Apple’s 2.25% notes due 2021 tightened to 52 bps offered in the secondary market on Friday, a trader said.

The company sold a $750 million add-on to the notes on Thursday at Treasuries plus 55 bps.

Apple’s 3.25% bonds due 2026 firmed to 95 bps offered by late afternoon trading.

The company sold $1.25 billion of the notes in an add-on on Thursday at Treasuries plus 100 bps.

Apple’s 4.5% bonds due 2036 traded on Friday at 152 bps offered going out the door.

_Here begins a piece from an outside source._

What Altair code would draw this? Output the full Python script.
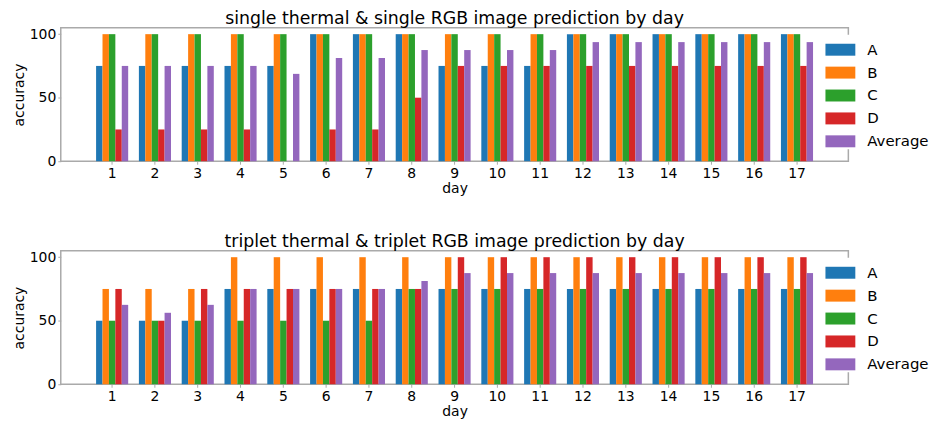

The bonds were sold in a $1.5 billion add-on in Thursday’s session at Treasuries plus 155 bps.

The computer and mobile communications device company is based in Cupertino, Calif.

Morgan Stanley stronger

Morgan Stanley’s 3.875% notes due 2026 tightened about 9 bps from Thursday’s session to 160 bps bid on Friday, a market source said.

The notes were quoted 4 bps better earlier in the day at 159 bps offered.

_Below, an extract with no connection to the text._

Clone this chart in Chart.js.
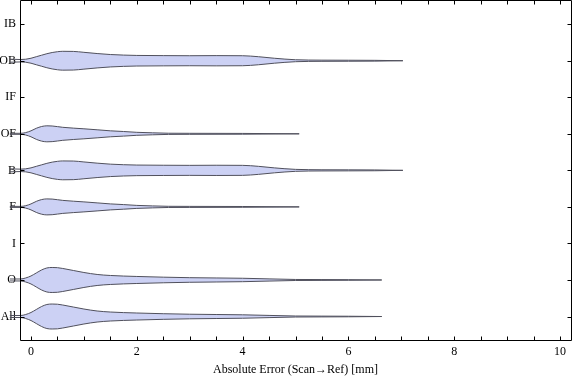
<!DOCTYPE html>
<html><head><meta charset="utf-8">
<script src="https://cdn.jsdelivr.net/npm/chart.js@4"></script>
<style>html,body{margin:0;padding:0;background:#fff}#wrap{width:576px;height:381px;position:relative}</style>
</head><body><div id="wrap"><canvas id="c"></canvas></div>
<script>
// ---- data ----
const categories = ['All','O','I','F','B','OF','IF','OB','IB'];
const xTickValues = [0,2,4,6,8,10];
const xMinorStep = 0.5;
const xAxisTitle = 'Absolute Error (Scan\u2192Ref) [mm]';

// violin profiles: error values (mm) and half-widths (in category units)
const xAll = [-0.6,-0.4,-0.2,-0.1,0,0.1,0.2,0.3,0.4,0.5,0.6,0.8,1.0,1.25,1.5,2.0,2.5,3.0,3.5,4.0,4.5,5.0,5.5,6.0,6.63];
const wAll = [0.027,0.027,0.027,0.055,0.11,0.192,0.274,0.329,0.342,0.337,0.315,0.26,0.205,0.151,0.123,0.096,0.077,0.063,0.055,0.047,0.03,0.014,0.011,0.008,0];
const xO = [-0.6,-0.4,-0.2,-0.1,0,0.1,0.2,0.3,0.4,0.5,0.6,0.8,1.0,1.25,1.5,2.0,2.5,3.0,3.5,4.0,4.5,5.0,5.5,6.0,6.63];
const wO = [0.027,0.027,0.027,0.055,0.11,0.192,0.274,0.329,0.342,0.337,0.315,0.26,0.205,0.151,0.123,0.096,0.077,0.063,0.055,0.047,0.03,0.014,0.011,0.008,0];
const xF = [-0.6,-0.4,-0.2,-0.1,0,0.1,0.2,0.3,0.4,0.5,0.6,0.8,1.0,1.25,1.5,1.75,2.0,2.3,2.6,3.0,4.0,5.07];
const wF = [0.014,0.014,0.014,0.033,0.082,0.151,0.2,0.219,0.214,0.197,0.178,0.156,0.137,0.11,0.082,0.063,0.041,0.027,0.016,0.014,0.011,0];
const xB = [-0.6,-0.4,-0.2,-0.1,0,0.1,0.2,0.3,0.4,0.5,0.6,0.8,1.0,1.25,1.5,2.0,2.5,3.0,3.5,4.0,4.3,4.6,5.0,5.5,6.0,6.5,7.03];
const wB = [0.041,0.041,0.033,0.041,0.068,0.11,0.151,0.192,0.225,0.247,0.258,0.255,0.23,0.197,0.17,0.145,0.14,0.137,0.14,0.137,0.11,0.068,0.027,0.016,0.014,0.011,0];
const xOF = [-0.6,-0.4,-0.2,-0.1,0,0.1,0.2,0.3,0.4,0.5,0.6,0.8,1.0,1.25,1.5,1.75,2.0,2.3,2.6,3.0,4.0,5.07];
const wOF = [0.014,0.014,0.014,0.033,0.082,0.151,0.2,0.219,0.214,0.197,0.178,0.156,0.137,0.11,0.082,0.063,0.041,0.027,0.016,0.014,0.011,0];
const xOB = [-0.6,-0.4,-0.2,-0.1,0,0.1,0.2,0.3,0.4,0.5,0.6,0.8,1.0,1.25,1.5,2.0,2.5,3.0,3.5,4.0,4.3,4.6,5.0,5.5,6.0,6.5,7.03];
const wOB = [0.041,0.041,0.033,0.041,0.068,0.11,0.151,0.192,0.225,0.247,0.258,0.255,0.23,0.197,0.17,0.145,0.14,0.137,0.14,0.137,0.11,0.068,0.027,0.016,0.014,0.011,0];

const violins = {All:[xAll,wAll], O:[xO,wO], F:[xF,wF], B:[xB,wB], OF:[xOF,wOF], OB:[xOB,wOB]};

const fillColor = 'rgb(204,209,244)';
const lineColor = 'rgb(80,80,92)';
const serif = "'Liberation Serif','Times New Roman',serif";

const datasets = [];
categories.forEach((cat, ci) => {
  const v = violins[cat];
  if (!v) return;
  const [xs, ws] = v;
  const base = {showLine:true, pointRadius:0, borderColor:lineColor, borderWidth:1,
    cubicInterpolationMode:'monotone', clip:false};
  datasets.push(Object.assign({}, base, {label:cat+' upper', data: xs.map((x,i)=>({x, y: ci + ws[i]})), fill:false}));
  datasets.push(Object.assign({}, base, {label:cat+' lower', data: xs.map((x,i)=>({x, y: ci - ws[i]})), fill:'-1', backgroundColor:fillColor}));
});

const frameTicks = {
  id:'frameTicks',
  afterDraw(chart){
    const {ctx, chartArea:a, scales:{x,y}} = chart;
    ctx.save();
    ctx.strokeStyle = '#000';
    ctx.lineWidth = 1;
    const L = Math.round(a.left)+0.5, R = Math.round(a.right)+0.5, T = Math.round(a.top)+0.5, B = Math.round(a.bottom)-0.5;
    ctx.beginPath();
    ctx.rect(L, T, R-L, B-T);
    ctx.stroke();
    ctx.beginPath();
    for (let v = 0; v <= 10.0001; v += xMinorStep) {
      const px = Math.round(x.getPixelForValue(v)) + 0.5;
      ctx.moveTo(px, B); ctx.lineTo(px, B-4);
      ctx.moveTo(px, T); ctx.lineTo(px, T+4);
    }
    categories.forEach((c, i) => {
      const py = Math.round(y.getPixelForValue(i)) + 0.5;
      ctx.moveTo(L, py); ctx.lineTo(L+4, py);
      ctx.moveTo(R, py); ctx.lineTo(R-4, py);
    });
    ctx.stroke();
    ctx.restore();
  }
};

new Chart(document.getElementById('c'), {
  type:'scatter',
  data:{datasets},
  options:{
    responsive:true, maintainAspectRatio:false, animation:false,
    layout:{padding:{top:0,right:5,left:0,bottom:0}},
    plugins:{legend:{display:false}, tooltip:{enabled:false}},
    scales:{
      x:{type:'linear', min:-0.208, max:10.208,
        afterBuildTicks:s=>{s.ticks = xTickValues.map(v=>({value:v}));},
        afterFit:s=>{s.height = 40; s.paddingLeft = 0; s.paddingRight = 0;},
        grid:{display:false, drawTicks:false}, border:{display:false},
        ticks:{color:'#000', font:{family:serif, size:12}, padding:4, maxRotation:0, autoSkip:false},
        title:{display:true, text:xAxisTitle, color:'#000', font:{family:serif, size:12}, padding:{top:0,bottom:4}}
      },
      y:{type:'linear', min:-0.670, max:8.662,
        afterBuildTicks:s=>{s.ticks = categories.map((c,i)=>({value:i}));},
        afterFit:s=>{s.width = 20; s.paddingTop = 0; s.paddingBottom = 0;},
        grid:{display:false, drawTicks:false}, border:{display:false},
        ticks:{color:'#000', font:{family:serif, size:12}, padding:4, autoSkip:false,
          callback:v=>categories[v]}
      }
    }
  },
  plugins:[frameTicks]
});
</script>
</body></html>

Morgan Stanley sold $3 billion of the notes (A3/BBB+/A) on Jan. 22 at 185 bps over Treasuries.

The financial services company is based in New York City.

Mitsubishi tightens

Mitsubishi UFJ Financial Group’s 3.85% notes due 2026 traded 5 bps tighter at 158 bps bid on Friday afternoon, according to a market source.

The company sold $2.5 billion of the notes (A1/A) on Feb. 23 at a spread of Treasuries plus 215 bps.

The financial services company is based in Tokyo.

Goldman firms

Goldman Sachs Group’s 3.75% notes due 2026 firmed 2 bps during the day to 166 bps bid, a market source said.

Goldman sold $1.75 billion of the notes (A3/BBB+/A) on Feb. 22 at a spread of Treasuries plus 203 bps.

The financial services company is based in New York City.

Citigroup improves

Citigroup’s 3.7% notes due 2026 traded 3 bps tighter at 165 bps bid on Friday, a market source said.

Citigroup sold $2 billion of the notes (Baa1/BBB+/A) on Jan. 5 at a spread of Treasuries plus 148 bps.

The financial services company is based in New York.